On the day of the hearing masses of people crowded into the courthouse. Feelings were running very high and citizens were upset that a young woman had been subjected to imprisonment when no facts were made public that would justify her arrest. The hearing was a very short one. Just a few witnesses appeared before the judge declared the hearing at an end and released Maude Jordine, finding no evidence against her. The only "evidence" was innuendo and second hand reports of Maude complaining about taking care of the baby. At the same time, other witnesses said that Maude was very proud of the baby and would buy it little presents with the money she earned at the caramel factory. Other rumors suggested that Maude was actually the mother of little Mabel, but the attending physician dispelled that rumor very positively. After the judge released Maude, the exuberance of the crowd could not be contained. The audience climbed onto the chairs of the court house in hobnailed boots, marring the surfaces of the courthouse that had been rebuilt so recently. They climbed over the bar to congratulate Maude and hiss at the detective.
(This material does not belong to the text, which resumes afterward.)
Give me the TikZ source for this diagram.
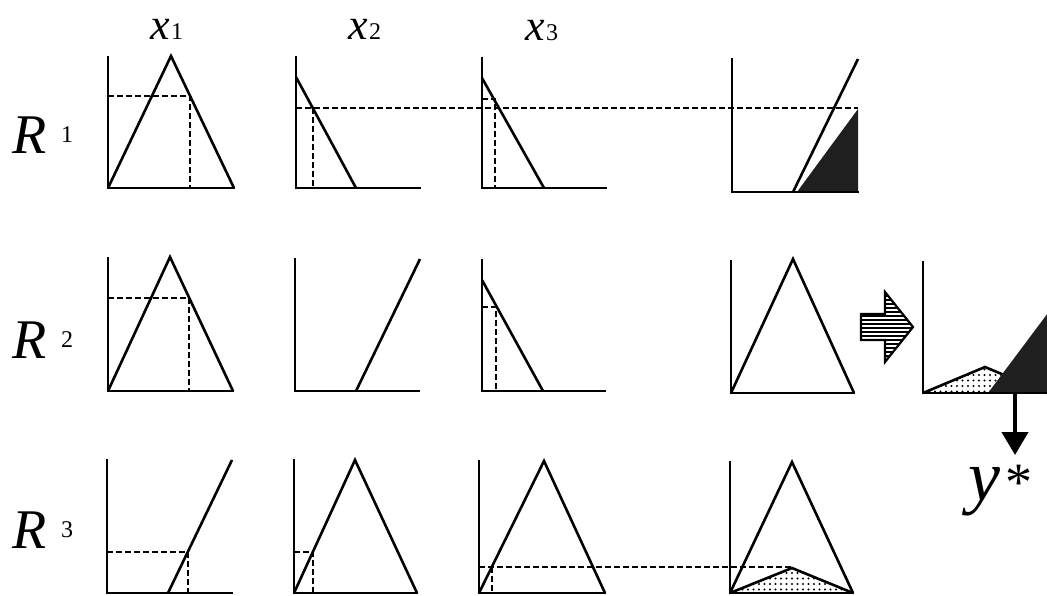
\documentclass[tikz,border=0pt]{standalone}
\usepackage{fontspec}
\setmainfont{Liberation Serif}
\usetikzlibrary{arrows.meta,patterns.meta}
\begin{document}
\begin{tikzpicture}[x=1pt,y=-1pt,
  ax/.style={line width=2.4pt,line cap=rect},
  mf/.style={line width=2.6pt,line join=miter},
  dsh/.style={line width=2.1pt,dash pattern=on 5.5pt off 3.5pt},
  dark/.style={fill=black!88},
  dotty/.style={pattern={Dots[distance=5.5pt,radius=1.2pt]}},
  lab/.style={inner sep=0pt,anchor=base west},
  bigx/.style={font=\fontsize{44}{44}\selectfont\itshape},
  bigr/.style={font=\fontsize{56}{56}\selectfont\itshape},
  small/.style={font=\fontsize{24}{24}\selectfont}]
\useasboundingbox (0,0) rectangle (1047,595);
% column labels
\node[lab,bigx] (lx1) at (150,39) {x};
\node[lab,small] (lx1i) at (171,39) {1};
\node[lab,bigx] (lx2) at (348,39) {x};
\node[lab,small] (lx2i) at (369,39) {2};
\node[lab,bigx] (lx3) at (525,40) {x};
\node[lab,small] (lx3i) at (546,40) {3};
% row labels
\node[lab,bigr] (r1) at (12,153) {R};
\node[lab,small] (r1i) at (61,142) {1};
\node[lab,bigr] (r2) at (12,358) {R};
\node[lab,small] (r2i) at (61,347) {2};
\node[lab,bigr] (r3) at (12,548) {R};
\node[lab,small] (r3i) at (61,537) {3};

% ===== Row 1 =====
\draw[ax] (108,57) -- (108,188) -- (234,188);
\draw[mf] (108,188) -- (171,56) -- (234,188);
\draw[dsh] (108,96) -- (190,96) -- (190,188);

\draw[ax] (296,57) -- (296,188) -- (420,188);
\draw[mf] (296,77) -- (356,188);
\draw[dsh] (313,108) -- (313,188);

\draw[ax] (482,58) -- (482,188) -- (606,188);
\draw[mf] (482,78) -- (544,188);
\draw[dsh] (482,99) -- (495,99) -- (495,188);

\draw[dsh] (296,108) -- (858,108);

\fill[dark] (797,192) -- (858,109) -- (858,192) -- cycle;
\draw[ax] (732,59) -- (732,192) -- (858,192);
\draw[mf] (793,192) -- (858,59);

% ===== Row 2 =====
\draw[ax] (108,258) -- (108,391) -- (233,391);
\draw[mf] (108,391) -- (170,257) -- (233,391);
\draw[dsh] (108,298) -- (189,298) -- (189,391);

\draw[ax] (295,259) -- (295,391) -- (419,391);
\draw[mf] (356,391) -- (420,259);

\draw[ax] (482,260) -- (482,391) -- (605,391);
\draw[mf] (482,280) -- (543,391);
\draw[dsh] (482,307) -- (496,307) -- (496,391);

\draw[ax] (731,261) -- (731,393) -- (854,393);
\draw[mf] (731,393) -- (793,259) -- (854,393);

% striped block arrow
\begin{scope}
  \clip (861,314) -- (885,314) -- (885,292) -- (913,327) -- (885,362) -- (885,340) -- (861,340) -- cycle;
  \fill[white] (855,285) rectangle (920,370);
  \foreach \yy in {288,292,...,368} {\draw[line width=2.1pt] (855,\yy) -- (920,\yy);}
\end{scope}
\draw[line width=2.2pt,line join=miter] (861,314) -- (885,314) -- (885,292) -- (913,327) -- (885,362) -- (885,340) -- (861,340) -- cycle;

% aggregated output
\fill[dotty] (923,393) -- (985,367) -- (1047,393) -- cycle;
\draw[mf] (923,393) -- (985,367) -- (1047,393);
\fill[dark] (988,393) -- (1047,314.3) -- (1047,393) -- cycle;
\draw[ax] (923,262) -- (923,393) -- (1047,393);

\coordinate (agg) at (1015,393);
\coordinate (tip) at (1015,455);
\draw[line width=4pt,-{Triangle[width=26pt,length=23pt]}] (agg) -- (tip);
\node[lab,font=\fontsize{72}{72}\selectfont\itshape] (ys) at (968,500) {y};
\node[lab,font=\fontsize{54}{54}\selectfont] (star) at (1005,500) {*};

% ===== Row 3 =====
\draw[ax] (107,460) -- (107,593) -- (232,593);
\draw[mf] (168,593) -- (232,460);
\draw[dsh] (107,552) -- (188,552) -- (188,593);

\draw[ax] (294,460) -- (294,593) -- (417,593);
\draw[mf] (294,593) -- (355,460) -- (417,593);
\draw[dsh] (294,552) -- (313,552) -- (313,593);

\draw[ax] (479,461) -- (479,593) -- (605,593);
\draw[mf] (479,593) -- (544,461) -- (605,593);
\draw[dsh] (492,567) -- (492,593);
\draw[dsh] (479,567) -- (792,567);

\fill[dotty] (730,593) -- (792,568) -- (853,593) -- cycle;
\draw[mf] (730,593) -- (792,568) -- (853,593);
\draw[ax] (730,462) -- (730,593) -- (853,593);
\draw[mf] (730,593) -- (792,462) -- (853,593);
\end{tikzpicture}
\end{document}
During the entire circus of rumor and innuendo, Bloomington and the murder were the center of attention in Illinois. A little boy had been murdered in Rockford in a similar way, with mutilation of the body, and the two cases were compared. No solution for the mystery was ever found, although rewards were offered by the police, the Pantagraph and concerned citizens. Photographs of the family, their home and even little Mabel appeared in papers all over Illinois.

Luckily, the rumormongering did not prevent Maude from going on to have a family of her own. She married a few years later and had a large family of eleven children and died in Peoria in 1973.